>> Begin SUPPLIED INFORMATION

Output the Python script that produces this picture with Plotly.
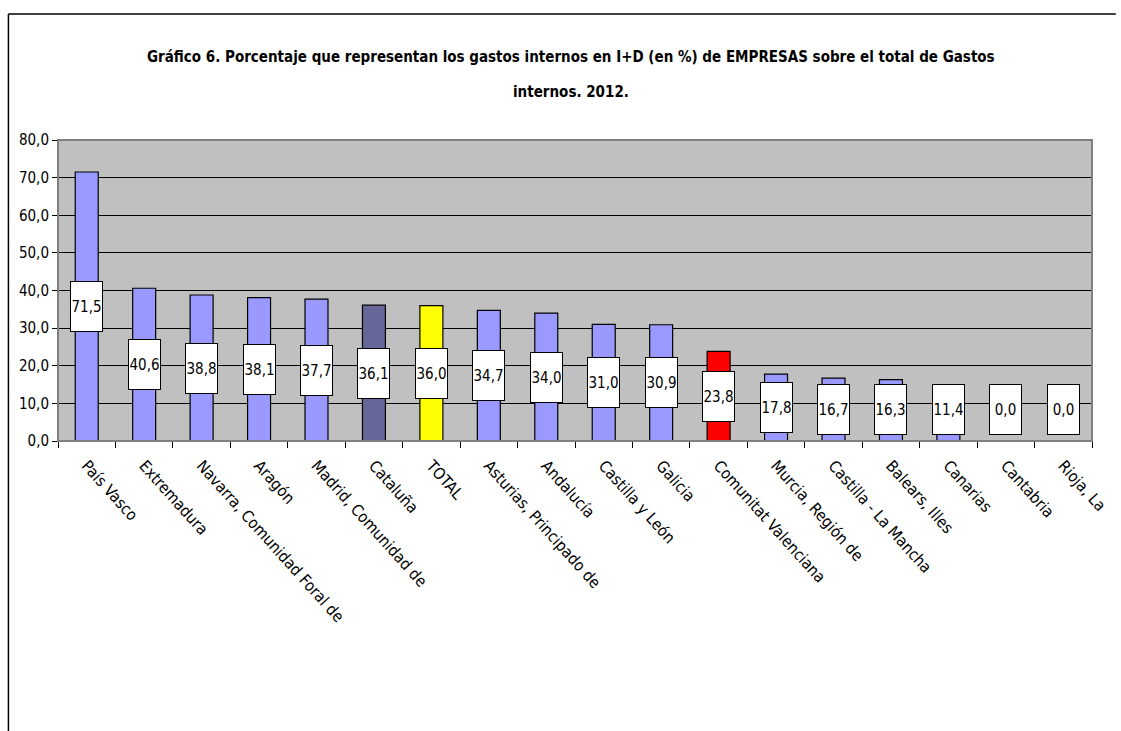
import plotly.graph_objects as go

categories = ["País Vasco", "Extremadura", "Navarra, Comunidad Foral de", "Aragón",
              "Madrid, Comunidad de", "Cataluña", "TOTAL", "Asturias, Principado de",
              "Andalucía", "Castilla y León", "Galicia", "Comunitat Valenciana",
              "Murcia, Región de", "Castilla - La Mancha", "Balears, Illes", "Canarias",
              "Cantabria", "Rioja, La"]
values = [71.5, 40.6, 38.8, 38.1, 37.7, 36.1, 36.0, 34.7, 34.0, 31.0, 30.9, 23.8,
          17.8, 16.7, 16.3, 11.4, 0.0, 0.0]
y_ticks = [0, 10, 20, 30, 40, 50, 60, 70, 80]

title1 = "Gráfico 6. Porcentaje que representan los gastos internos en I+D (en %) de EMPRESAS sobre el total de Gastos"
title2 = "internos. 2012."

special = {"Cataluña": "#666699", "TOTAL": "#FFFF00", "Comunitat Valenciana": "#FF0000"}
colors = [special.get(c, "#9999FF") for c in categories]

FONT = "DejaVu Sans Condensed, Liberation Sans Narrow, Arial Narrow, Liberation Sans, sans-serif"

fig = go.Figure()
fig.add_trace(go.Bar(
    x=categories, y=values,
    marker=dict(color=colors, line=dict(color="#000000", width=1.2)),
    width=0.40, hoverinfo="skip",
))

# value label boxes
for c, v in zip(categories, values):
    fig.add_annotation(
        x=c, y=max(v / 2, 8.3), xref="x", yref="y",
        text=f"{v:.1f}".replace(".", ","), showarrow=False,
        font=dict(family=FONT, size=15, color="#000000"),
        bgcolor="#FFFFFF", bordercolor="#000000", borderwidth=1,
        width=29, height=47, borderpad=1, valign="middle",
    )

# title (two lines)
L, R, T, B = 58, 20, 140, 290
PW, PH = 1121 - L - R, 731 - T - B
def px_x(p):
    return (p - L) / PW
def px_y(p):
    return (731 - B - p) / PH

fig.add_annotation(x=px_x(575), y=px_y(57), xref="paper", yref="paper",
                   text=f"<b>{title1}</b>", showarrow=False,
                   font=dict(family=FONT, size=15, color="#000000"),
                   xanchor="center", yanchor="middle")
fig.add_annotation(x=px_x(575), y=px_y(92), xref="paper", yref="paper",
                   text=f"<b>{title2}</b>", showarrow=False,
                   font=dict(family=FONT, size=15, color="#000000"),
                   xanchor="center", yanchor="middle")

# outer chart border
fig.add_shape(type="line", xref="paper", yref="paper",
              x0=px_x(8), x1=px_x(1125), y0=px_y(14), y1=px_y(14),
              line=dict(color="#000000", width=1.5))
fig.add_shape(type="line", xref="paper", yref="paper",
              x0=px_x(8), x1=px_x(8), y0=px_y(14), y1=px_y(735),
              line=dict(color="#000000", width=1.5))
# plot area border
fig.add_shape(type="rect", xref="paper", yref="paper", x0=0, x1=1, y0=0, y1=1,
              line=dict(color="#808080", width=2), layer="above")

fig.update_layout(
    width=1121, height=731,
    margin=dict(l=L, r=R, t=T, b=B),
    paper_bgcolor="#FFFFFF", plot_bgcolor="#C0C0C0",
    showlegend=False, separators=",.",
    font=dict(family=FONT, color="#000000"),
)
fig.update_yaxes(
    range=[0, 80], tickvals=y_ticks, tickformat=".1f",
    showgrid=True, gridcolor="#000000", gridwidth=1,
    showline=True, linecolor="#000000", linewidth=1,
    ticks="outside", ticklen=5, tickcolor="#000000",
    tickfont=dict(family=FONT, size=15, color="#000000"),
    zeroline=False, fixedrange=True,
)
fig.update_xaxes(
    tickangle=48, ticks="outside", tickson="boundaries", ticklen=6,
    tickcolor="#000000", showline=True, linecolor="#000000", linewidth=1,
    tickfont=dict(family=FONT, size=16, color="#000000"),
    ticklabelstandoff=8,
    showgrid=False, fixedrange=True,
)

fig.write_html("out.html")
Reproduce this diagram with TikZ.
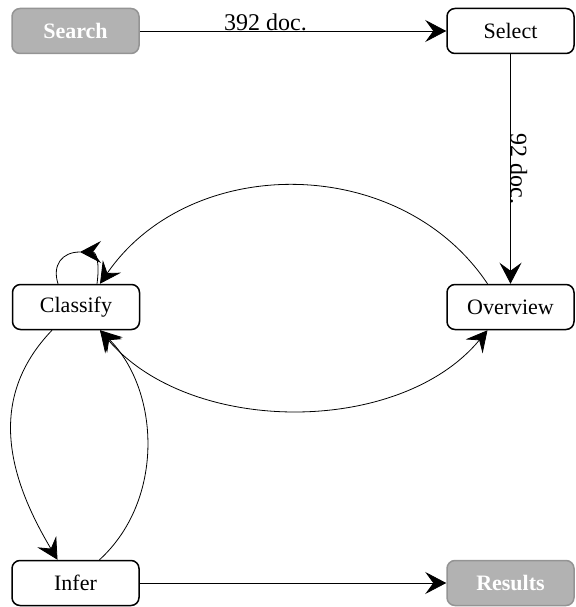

>> End SUPPLIED INFORMATION

▸ WRITTEN PROBLEM: Without the pictures, print the records in full, exactly as they appear.

▸ FULL SOLUTION:
Output the Python script that produces this picture with Plotly.
import plotly.graph_objects as go

categories = ["País Vasco", "Extremadura", "Navarra, Comunidad Foral de", "Aragón",
              "Madrid, Comunidad de", "Cataluña", "TOTAL", "Asturias, Principado de",
              "Andalucía", "Castilla y León", "Galicia", "Comunitat Valenciana",
              "Murcia, Región de", "Castilla - La Mancha", "Balears, Illes", "Canarias",
              "Cantabria", "Rioja, La"]
values = [71.5, 40.6, 38.8, 38.1, 37.7, 36.1, 36.0, 34.7, 34.0, 31.0, 30.9, 23.8,
          17.8, 16.7, 16.3, 11.4, 0.0, 0.0]
y_ticks = [0, 10, 20, 30, 40, 50, 60, 70, 80]

title1 = "Gráfico 6. Porcentaje que representan los gastos internos en I+D (en %) de EMPRESAS sobre el total de Gastos"
title2 = "internos. 2012."

special = {"Cataluña": "#666699", "TOTAL": "#FFFF00", "Comunitat Valenciana": "#FF0000"}
colors = [special.get(c, "#9999FF") for c in categories]

FONT = "DejaVu Sans Condensed, Liberation Sans Narrow, Arial Narrow, Liberation Sans, sans-serif"

fig = go.Figure()
fig.add_trace(go.Bar(
    x=categories, y=values,
    marker=dict(color=colors, line=dict(color="#000000", width=1.2)),
    width=0.40, hoverinfo="skip",
))

# value label boxes
for c, v in zip(categories, values):
    fig.add_annotation(
        x=c, y=max(v / 2, 8.3), xref="x", yref="y",
        text=f"{v:.1f}".replace(".", ","), showarrow=False,
        font=dict(family=FONT, size=15, color="#000000"),
        bgcolor="#FFFFFF", bordercolor="#000000", borderwidth=1,
        width=29, height=47, borderpad=1, valign="middle",
    )

# title (two lines)
L, R, T, B = 58, 20, 140, 290
PW, PH = 1121 - L - R, 731 - T - B
def px_x(p):
    return (p - L) / PW
def px_y(p):
    return (731 - B - p) / PH

fig.add_annotation(x=px_x(575), y=px_y(57), xref="paper", yref="paper",
                   text=f"<b>{title1}</b>", showarrow=False,
                   font=dict(family=FONT, size=15, color="#000000"),
                   xanchor="center", yanchor="middle")
fig.add_annotation(x=px_x(575), y=px_y(92), xref="paper", yref="paper",
                   text=f"<b>{title2}</b>", showarrow=False,
                   font=dict(family=FONT, size=15, color="#000000"),
                   xanchor="center", yanchor="middle")

# outer chart border
fig.add_shape(type="line", xref="paper", yref="paper",
              x0=px_x(8), x1=px_x(1125), y0=px_y(14), y1=px_y(14),
              line=dict(color="#000000", width=1.5))
fig.add_shape(type="line", xref="paper", yref="paper",
              x0=px_x(8), x1=px_x(8), y0=px_y(14), y1=px_y(735),
              line=dict(color="#000000", width=1.5))
# plot area border
fig.add_shape(type="rect", xref="paper", yref="paper", x0=0, x1=1, y0=0, y1=1,
              line=dict(color="#808080", width=2), layer="above")

fig.update_layout(
    width=1121, height=731,
    margin=dict(l=L, r=R, t=T, b=B),
    paper_bgcolor="#FFFFFF", plot_bgcolor="#C0C0C0",
    showlegend=False, separators=",.",
    font=dict(family=FONT, color="#000000"),
)
fig.update_yaxes(
    range=[0, 80], tickvals=y_ticks, tickformat=".1f",
    showgrid=True, gridcolor="#000000", gridwidth=1,
    showline=True, linecolor="#000000", linewidth=1,
    ticks="outside", ticklen=5, tickcolor="#000000",
    tickfont=dict(family=FONT, size=15, color="#000000"),
    zeroline=False, fixedrange=True,
)
fig.update_xaxes(
    tickangle=48, ticks="outside", tickson="boundaries", ticklen=6,
    tickcolor="#000000", showline=True, linecolor="#000000", linewidth=1,
    tickfont=dict(family=FONT, size=16, color="#000000"),
    ticklabelstandoff=8,
    showgrid=False, fixedrange=True,
)

fig.write_html("out.html")
Reproduce this diagram with TikZ.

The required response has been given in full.